Education News

Karnataka: Business as usual

Karnataka’s public school system, comprising 50,190 government primary-secondaries with an aggregate enrolment of 5 million students, is mired in a major textbook printing scam. The state’s primary and secondary education minister Tanveer Sait has ordered an inquiry into reports that government-contracted private printers have printed sub-standard textbooks and pocketed “crores of rupees” by lowering the government-mandated paper quality of 60 grams/square metre (GSM) to 45-50 GSM. The result: brittle pages of government-issued textbooks which cannot withstand ordinary wear and tear, raising fears of their inability to last a full academic year.

For the academic year 2016-17, the state-owned Karnataka Textbook Society (KTBS) has awarded printing contracts valued at Rs.112.57 crore to 23 private printers (and the Government Press) for producing an aggregate 45.7 million textbooks. Of them, 33.5 million were for free distribution to 56,996 government and aided schools, and 12.2 million for sale to 19,004 unaided schools affiliated with the Karnataka Secondary Education Examination Board. However, in a departure from past practice wherein all textbooks were printed on 70 GSM paper, this year the education ministry’s primary and secondary education department decided to lower the paper quality to 60 GSM to save the state exchequer Rs.10 crore. But according to informed sources within the education department, several printers further lowered the paper quality to 45-50 GSM to “make money”. Moreover, there’s reportedly a wide quality difference between the free textbooks distributed by the state government and those sold in the retail market.

However Nagendra Kumar, managing director of the Bangalore-based KTBS, the apex body responsible for commissioning, printing and distributing textbooks to all state board-affiliated schools, rules out any malpractice in the printing process. “None of the sample textbook copies are printed on inferior paper. Tenders were invited for 60 GSM paper through our e-portal and the selection procedure was completely transparent. A thorough quality check of the printed textbooks will be done before payment is made to printers,” says Kumar.

Unfortunately, despite Kumar’s claims of a “transparent and efficient” textbook production and publishing process, it’s an open secret that contracts for printing millions of Kannada language textbooks (in particular) are farmed out to ill-qualified printers at inflated prices in return for kickbacks. Moreover, unprofessional teachers are commissioned to write them after which they are forced on captive teachers and students in government schools.

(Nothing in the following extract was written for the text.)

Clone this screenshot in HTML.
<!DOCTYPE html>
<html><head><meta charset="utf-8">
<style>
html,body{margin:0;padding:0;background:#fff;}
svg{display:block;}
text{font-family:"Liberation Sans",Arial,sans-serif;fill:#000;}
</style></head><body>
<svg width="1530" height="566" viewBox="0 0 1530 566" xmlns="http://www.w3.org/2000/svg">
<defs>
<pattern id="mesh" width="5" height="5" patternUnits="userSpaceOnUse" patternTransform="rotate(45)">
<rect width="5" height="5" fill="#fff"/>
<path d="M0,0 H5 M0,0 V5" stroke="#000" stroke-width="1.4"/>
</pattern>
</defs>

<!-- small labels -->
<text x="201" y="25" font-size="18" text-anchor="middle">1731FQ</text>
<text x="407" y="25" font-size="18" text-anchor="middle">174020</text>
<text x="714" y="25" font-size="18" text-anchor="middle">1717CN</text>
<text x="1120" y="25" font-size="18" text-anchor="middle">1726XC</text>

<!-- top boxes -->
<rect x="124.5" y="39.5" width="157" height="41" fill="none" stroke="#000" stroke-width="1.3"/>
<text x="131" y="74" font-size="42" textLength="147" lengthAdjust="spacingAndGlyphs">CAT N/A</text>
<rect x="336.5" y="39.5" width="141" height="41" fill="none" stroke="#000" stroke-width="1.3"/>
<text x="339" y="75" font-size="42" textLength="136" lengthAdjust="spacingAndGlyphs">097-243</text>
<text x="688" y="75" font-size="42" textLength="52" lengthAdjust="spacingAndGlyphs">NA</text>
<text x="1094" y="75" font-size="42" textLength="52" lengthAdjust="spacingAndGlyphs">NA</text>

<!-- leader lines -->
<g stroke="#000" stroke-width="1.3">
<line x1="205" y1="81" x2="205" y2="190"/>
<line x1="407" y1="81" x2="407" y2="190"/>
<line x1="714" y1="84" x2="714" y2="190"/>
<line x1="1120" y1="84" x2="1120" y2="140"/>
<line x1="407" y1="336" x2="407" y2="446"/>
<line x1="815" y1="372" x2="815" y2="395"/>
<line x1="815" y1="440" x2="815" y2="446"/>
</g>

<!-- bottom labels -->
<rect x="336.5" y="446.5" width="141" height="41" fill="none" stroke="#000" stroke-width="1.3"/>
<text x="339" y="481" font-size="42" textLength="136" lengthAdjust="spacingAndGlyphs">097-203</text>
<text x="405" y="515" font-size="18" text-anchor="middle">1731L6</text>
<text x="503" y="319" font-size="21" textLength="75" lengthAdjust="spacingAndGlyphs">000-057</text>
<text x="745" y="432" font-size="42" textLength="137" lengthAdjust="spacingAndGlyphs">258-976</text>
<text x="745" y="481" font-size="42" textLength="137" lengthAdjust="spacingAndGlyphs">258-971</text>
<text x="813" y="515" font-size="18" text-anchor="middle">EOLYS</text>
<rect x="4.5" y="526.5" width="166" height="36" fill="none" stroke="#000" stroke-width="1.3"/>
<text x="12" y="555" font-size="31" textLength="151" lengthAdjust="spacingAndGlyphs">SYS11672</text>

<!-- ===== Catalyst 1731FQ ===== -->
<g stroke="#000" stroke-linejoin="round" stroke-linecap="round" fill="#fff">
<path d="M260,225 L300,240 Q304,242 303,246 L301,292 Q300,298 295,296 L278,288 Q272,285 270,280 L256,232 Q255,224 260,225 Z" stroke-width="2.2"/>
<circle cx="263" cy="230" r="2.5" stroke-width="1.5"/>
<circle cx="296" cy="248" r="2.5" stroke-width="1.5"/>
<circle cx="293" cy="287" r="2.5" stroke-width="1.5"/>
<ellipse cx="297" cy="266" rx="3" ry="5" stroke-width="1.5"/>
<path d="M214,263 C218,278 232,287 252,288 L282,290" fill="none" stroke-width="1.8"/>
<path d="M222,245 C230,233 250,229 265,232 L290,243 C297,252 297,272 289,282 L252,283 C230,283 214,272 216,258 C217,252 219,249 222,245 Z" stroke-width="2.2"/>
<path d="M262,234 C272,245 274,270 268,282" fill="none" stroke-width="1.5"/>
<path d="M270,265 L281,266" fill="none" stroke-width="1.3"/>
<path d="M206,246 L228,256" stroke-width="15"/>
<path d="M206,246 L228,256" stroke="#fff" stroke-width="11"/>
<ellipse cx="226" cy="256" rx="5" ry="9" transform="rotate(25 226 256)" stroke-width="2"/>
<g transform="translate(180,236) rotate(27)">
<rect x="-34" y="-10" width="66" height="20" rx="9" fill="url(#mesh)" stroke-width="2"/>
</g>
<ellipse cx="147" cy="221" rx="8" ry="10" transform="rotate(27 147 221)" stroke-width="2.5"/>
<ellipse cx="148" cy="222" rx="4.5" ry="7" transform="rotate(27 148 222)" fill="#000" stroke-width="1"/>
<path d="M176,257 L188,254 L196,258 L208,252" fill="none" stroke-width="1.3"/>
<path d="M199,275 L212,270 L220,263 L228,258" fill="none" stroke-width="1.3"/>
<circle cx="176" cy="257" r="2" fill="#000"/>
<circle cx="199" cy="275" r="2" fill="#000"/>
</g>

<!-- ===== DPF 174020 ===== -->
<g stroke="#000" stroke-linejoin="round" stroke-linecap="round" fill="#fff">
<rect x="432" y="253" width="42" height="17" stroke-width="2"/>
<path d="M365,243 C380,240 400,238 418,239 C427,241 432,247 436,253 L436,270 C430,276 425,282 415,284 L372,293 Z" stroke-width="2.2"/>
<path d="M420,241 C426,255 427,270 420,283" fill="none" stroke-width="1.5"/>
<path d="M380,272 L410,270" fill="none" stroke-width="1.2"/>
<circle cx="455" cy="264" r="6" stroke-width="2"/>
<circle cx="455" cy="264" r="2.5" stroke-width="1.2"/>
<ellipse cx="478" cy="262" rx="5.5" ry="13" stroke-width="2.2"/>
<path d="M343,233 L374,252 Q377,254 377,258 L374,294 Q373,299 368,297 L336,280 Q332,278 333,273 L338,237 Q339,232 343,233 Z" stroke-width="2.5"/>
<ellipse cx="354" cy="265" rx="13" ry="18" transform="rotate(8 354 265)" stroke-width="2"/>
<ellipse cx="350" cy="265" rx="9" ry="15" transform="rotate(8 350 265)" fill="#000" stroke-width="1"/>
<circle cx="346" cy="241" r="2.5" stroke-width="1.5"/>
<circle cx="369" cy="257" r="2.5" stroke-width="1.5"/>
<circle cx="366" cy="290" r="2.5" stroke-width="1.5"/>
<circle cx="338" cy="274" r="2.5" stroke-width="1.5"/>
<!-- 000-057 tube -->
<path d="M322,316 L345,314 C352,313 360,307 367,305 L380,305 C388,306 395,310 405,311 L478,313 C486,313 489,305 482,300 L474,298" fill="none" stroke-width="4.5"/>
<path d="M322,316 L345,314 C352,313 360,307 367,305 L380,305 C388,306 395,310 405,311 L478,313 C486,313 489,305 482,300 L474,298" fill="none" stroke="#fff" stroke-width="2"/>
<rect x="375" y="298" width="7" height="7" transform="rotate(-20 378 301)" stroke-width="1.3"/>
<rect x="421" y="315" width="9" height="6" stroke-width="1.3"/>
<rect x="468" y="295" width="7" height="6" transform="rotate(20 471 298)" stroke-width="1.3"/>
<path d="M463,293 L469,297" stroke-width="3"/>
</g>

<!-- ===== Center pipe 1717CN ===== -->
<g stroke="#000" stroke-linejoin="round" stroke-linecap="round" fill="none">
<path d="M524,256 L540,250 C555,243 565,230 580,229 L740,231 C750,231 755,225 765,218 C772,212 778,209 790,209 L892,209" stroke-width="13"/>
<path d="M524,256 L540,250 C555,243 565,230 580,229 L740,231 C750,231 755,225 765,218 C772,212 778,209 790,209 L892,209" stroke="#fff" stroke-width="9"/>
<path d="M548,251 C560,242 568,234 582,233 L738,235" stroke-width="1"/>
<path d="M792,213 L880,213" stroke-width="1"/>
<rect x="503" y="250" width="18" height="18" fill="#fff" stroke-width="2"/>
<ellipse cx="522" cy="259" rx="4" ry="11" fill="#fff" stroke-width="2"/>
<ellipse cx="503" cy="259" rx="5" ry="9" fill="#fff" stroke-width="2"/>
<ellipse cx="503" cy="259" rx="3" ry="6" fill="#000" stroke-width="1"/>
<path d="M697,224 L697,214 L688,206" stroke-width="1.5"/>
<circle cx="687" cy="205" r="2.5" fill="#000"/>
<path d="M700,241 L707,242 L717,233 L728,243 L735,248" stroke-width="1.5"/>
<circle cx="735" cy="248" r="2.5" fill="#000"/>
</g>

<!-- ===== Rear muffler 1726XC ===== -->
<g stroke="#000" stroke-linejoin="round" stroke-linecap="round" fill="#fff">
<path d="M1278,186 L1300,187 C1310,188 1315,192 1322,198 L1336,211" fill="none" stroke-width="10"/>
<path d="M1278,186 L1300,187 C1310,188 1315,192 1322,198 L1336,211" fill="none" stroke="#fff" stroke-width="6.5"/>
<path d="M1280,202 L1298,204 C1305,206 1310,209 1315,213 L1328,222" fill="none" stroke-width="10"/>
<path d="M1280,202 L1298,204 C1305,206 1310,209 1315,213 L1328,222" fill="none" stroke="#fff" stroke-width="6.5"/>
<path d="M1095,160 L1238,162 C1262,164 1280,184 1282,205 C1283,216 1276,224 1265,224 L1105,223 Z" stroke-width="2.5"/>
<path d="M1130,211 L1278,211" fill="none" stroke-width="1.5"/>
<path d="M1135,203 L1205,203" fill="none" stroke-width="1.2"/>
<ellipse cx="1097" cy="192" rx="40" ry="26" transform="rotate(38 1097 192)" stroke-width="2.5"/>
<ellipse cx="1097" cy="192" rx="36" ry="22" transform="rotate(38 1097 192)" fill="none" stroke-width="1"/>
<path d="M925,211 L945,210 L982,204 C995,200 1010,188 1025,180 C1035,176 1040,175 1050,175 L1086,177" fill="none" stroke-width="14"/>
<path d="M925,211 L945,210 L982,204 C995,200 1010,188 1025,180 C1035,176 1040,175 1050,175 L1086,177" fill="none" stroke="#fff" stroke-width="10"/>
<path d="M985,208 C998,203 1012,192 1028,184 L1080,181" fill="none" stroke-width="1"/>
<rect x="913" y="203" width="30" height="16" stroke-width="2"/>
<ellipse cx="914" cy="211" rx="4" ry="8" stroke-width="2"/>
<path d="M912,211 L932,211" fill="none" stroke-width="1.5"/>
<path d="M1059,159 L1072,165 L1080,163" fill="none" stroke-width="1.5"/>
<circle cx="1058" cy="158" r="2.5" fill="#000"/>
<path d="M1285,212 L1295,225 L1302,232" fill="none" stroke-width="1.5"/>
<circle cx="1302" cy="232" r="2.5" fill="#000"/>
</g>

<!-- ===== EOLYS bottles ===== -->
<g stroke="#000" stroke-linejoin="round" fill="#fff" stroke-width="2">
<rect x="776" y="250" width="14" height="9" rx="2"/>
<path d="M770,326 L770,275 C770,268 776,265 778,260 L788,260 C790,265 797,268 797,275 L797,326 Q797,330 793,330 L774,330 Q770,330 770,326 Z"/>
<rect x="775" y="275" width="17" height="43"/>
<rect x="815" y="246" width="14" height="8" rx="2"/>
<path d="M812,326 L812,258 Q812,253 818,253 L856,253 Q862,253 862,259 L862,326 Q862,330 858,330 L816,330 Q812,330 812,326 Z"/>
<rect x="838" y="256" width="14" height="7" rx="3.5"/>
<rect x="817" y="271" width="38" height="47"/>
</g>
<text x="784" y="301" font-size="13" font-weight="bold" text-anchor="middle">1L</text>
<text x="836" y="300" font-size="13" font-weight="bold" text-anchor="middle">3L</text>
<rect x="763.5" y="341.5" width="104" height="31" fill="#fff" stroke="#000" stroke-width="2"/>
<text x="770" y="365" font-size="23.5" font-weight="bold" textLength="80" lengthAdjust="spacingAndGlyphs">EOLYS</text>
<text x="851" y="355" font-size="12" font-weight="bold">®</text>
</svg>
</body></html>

According to Prof. A.S. Seetharamu, former professor of education at the Institute for Social and Economic Change, Bangalore and currently education advisor to the Karnataka government, the state government’s textbooks production and publishing system needs a complete overhaul. “The entire process of textbooks publishing from selection of academics to write them, to awarding printing contracts is opaque, and not based on merit, but political considerations. Indeed, the textbook printing and production process needs to be privatised; the government should not be involved in floating tenders and selecting printers. It should restrict itself to setting textbook standards. The production process should be handed over to reputed private publishers,” says Seetharamu.

But given the vested interest of powerful politicians, educrats, printers and publishers in this well-oiled system, and the low priority given to education of 5 million children trapped in the state’s 50,190 dysfunctional public schools, it’s doubtful whether the status quo will be disturbed. Meanwhile, learning outcomes plunge, children’s career and employment prospects are ruined, and it’s business as usual.